Discussion questions posted at Estella’s Revenge:

1. Slade House is broken up into five parts and is narrated by five characters. Which one did you like best and why? I think my favorite part was the section narrated by Sally. The world the Grayers create for this version of Slade House, with its college Halloween party, is the most fully formed. And I liked Sally and felt bad for her. She just wanted to be loved and to fit in. Also, I love how she comes back in a later section. She was stronger than any one would have given her credit for.

2. In my opinion, this is not a traditional”scary” book. Each new guest in the house reveals more about Slade House and the Grayer twins. Did you find any of it unsettling? I didn’t think it was particularly scary either. The first section with the little boy had some unsettling parts, but once the rhythm of Slade House was established, it became a bit predictable.

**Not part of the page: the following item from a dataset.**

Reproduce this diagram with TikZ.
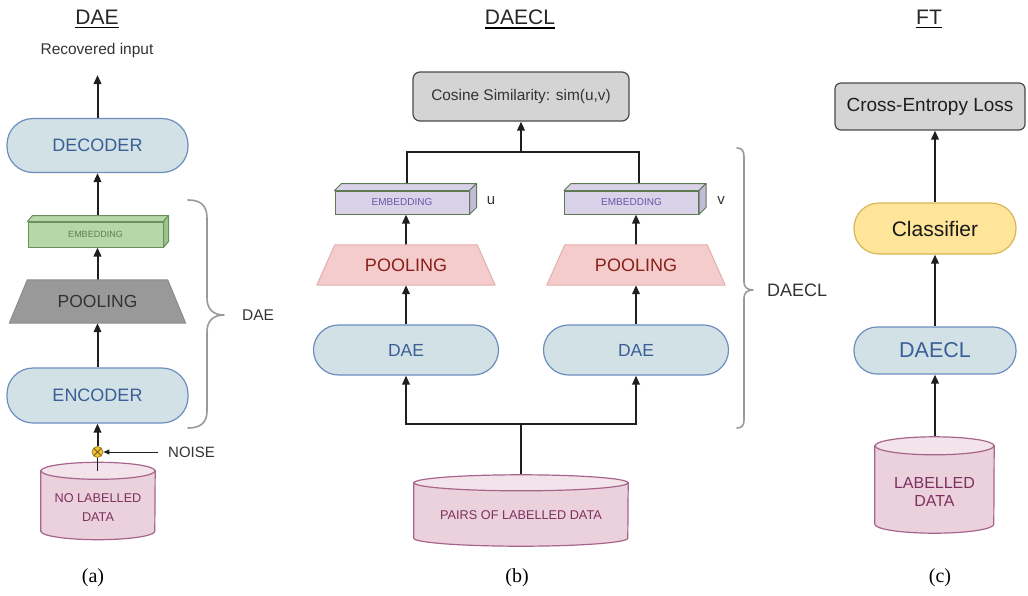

3. This quote, discuss: “Grief is an amputation, but hope is incurable hemophilia: you bleed and bleed and bleed.”  You grieve when you lose someone, but you no the loss is final. When there’s still hope that the person will be found, you never can get closure. I don’t know if I’ve ever seen it referred to exactly in that way, but it feels familiar.

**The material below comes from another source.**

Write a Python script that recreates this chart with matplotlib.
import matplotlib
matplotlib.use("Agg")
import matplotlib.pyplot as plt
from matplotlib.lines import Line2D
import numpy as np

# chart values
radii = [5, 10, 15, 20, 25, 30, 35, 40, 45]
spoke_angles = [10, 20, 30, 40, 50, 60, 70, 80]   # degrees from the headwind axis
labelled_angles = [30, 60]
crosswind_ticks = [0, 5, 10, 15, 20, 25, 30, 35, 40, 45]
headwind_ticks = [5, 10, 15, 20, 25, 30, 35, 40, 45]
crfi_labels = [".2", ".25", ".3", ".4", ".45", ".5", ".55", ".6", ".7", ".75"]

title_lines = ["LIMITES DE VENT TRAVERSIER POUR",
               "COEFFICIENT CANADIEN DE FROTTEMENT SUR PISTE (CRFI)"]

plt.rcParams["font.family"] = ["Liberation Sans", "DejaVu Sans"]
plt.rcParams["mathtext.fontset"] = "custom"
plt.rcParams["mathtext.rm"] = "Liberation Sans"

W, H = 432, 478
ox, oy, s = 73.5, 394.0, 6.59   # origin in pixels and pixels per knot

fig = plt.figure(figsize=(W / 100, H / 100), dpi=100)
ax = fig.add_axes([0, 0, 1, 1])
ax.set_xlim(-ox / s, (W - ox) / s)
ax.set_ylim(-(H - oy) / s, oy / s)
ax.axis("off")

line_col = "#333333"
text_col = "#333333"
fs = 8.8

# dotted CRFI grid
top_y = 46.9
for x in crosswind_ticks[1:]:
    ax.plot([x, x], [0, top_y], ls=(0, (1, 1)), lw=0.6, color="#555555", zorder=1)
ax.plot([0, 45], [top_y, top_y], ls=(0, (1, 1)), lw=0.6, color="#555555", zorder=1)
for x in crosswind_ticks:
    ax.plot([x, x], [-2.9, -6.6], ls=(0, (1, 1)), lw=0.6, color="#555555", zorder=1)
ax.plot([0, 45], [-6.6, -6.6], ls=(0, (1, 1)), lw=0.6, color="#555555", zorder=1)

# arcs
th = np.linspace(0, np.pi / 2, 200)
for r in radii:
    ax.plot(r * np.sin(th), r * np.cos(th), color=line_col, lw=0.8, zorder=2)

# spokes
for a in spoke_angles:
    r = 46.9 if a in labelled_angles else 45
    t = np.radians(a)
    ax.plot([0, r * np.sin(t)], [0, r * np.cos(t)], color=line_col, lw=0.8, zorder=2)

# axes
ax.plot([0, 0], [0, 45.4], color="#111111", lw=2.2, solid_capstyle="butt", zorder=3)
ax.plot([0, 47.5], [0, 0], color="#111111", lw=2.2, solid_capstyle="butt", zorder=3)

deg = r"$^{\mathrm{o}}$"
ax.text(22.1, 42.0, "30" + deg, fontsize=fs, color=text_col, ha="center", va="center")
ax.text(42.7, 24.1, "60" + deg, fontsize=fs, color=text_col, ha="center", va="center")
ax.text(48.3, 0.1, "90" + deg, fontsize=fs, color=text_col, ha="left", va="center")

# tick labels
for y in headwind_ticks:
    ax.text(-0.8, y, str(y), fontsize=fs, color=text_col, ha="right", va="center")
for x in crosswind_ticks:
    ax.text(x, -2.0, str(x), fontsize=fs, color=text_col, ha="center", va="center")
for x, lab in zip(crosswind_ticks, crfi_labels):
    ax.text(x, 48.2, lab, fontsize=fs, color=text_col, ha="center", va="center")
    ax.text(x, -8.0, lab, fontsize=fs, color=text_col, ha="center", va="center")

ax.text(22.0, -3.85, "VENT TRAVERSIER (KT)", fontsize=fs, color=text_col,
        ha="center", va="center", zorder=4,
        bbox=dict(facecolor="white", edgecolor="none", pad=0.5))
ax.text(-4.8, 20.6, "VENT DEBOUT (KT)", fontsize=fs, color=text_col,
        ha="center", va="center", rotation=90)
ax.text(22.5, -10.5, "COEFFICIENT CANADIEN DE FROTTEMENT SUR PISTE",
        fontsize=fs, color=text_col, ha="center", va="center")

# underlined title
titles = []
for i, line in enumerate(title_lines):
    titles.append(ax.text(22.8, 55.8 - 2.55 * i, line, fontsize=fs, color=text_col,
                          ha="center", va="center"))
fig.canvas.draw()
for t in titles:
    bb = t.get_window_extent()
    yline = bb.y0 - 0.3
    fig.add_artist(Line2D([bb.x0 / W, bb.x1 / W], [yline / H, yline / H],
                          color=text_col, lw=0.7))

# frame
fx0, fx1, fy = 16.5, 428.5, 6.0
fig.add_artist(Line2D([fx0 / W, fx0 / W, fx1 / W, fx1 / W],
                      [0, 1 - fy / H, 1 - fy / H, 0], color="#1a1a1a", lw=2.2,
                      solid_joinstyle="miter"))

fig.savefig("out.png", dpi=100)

4. Norah and Jonah…sympathetic or nah? Not really. I don’t feel like we really got a chance to know them as people.

5. We didn’t learn much about what Norah and Jonah do between each nine–year cycle, but we do know that they have a lot of freedom and many resources at their disposal. What would you do with a gifted existence like this one? Travel. Learn new skills.

6. The ending. What did you think? I actually liked the ending. A bit melodramatic, but that fit.

It is fun enough and for a semi-spooky October read it worked. I did like the ending, the last little bit that makes you wonder where the story will go next.

About David Mitchell

David Mitchell is the award-winning and bestselling author of The Thousand Autumns of Jacob de Zoet, Black Swan Green, Cloud Atlas, Number9Dream, Ghostwritten and The Bone Clocks. Twice shortlisted for the Man Booker Prize, Mitchell was named one of the 100 most influential people in the world by TIME magazine in 2007. With KA Yoshida, Mitchell co-translated from the Japanese the international bestselling memoir, The Reason I Jump. He lives in Ireland with his wife and two children.